Se diría que la llanura se había convertido en un lago de agua templada, dulzona y ensangrentada.
Un lago sin confín del que emanaban efluvios de sangre, dulces y cálidos.
Era la hora del ocaso.
Un rebaño de ovejas avanzaba por el camino de la escuela en dirección a la aldea. Eran sus balidos como cañas de bambú que flotaran sobre las aguas del lago, empujadas por el viento, atravesando la calma de su superficie.
Era la hora del ocaso.
Un vecino conducía los bueyes de regreso a casa, después de un día pastando en los campos. Sus mugidos, en lugar de recorrer la llanura, se hundían en ella, como agua en la arena, fluyendo quedamente sobre los balidos de las ovejas.
Era la hora del ocaso.
Desde la entrada de la aldea, un vecino gritó hacia el trigal:
—¡Eh!, ¡¿tienes algo que hacer mañana?!
—¡No!... ¡¿qué ha pasado?! —contestó el del trigal.
—¡Se ha muerto mi padre!... ¡Mañana lo enterramos!

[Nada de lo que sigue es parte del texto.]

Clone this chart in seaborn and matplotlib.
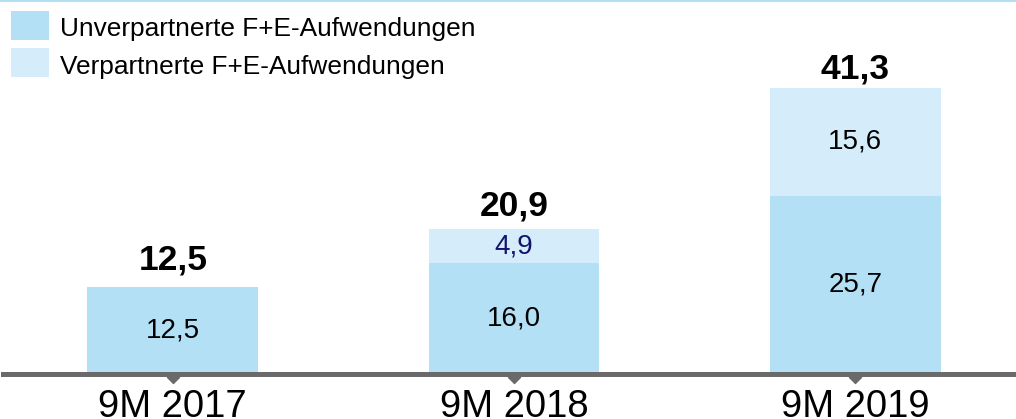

Tras un instante de silencio llegó la réplica:
—¡¿Cuándo se ha muerto?!
—¡Esta mañana!
—¡¿Tenéis el ataúd?!
—¡Sí! ¡Nos tocó un sauce en el reparto de Yuejin y Genzhu!
—¡¿Y la mortaja?!
—¡Mi madre la tenía preparada hace mucho!
—¡Vale! ¡Mañana me paso por tu casa a primera hora!
Como un inmenso lago sin brisa, la llanura volvió a sumirse en el silencio.
Yan Lianke. El sueño de la aldea Ding. Trad. Belén Cuadra Mora. Automática editorial.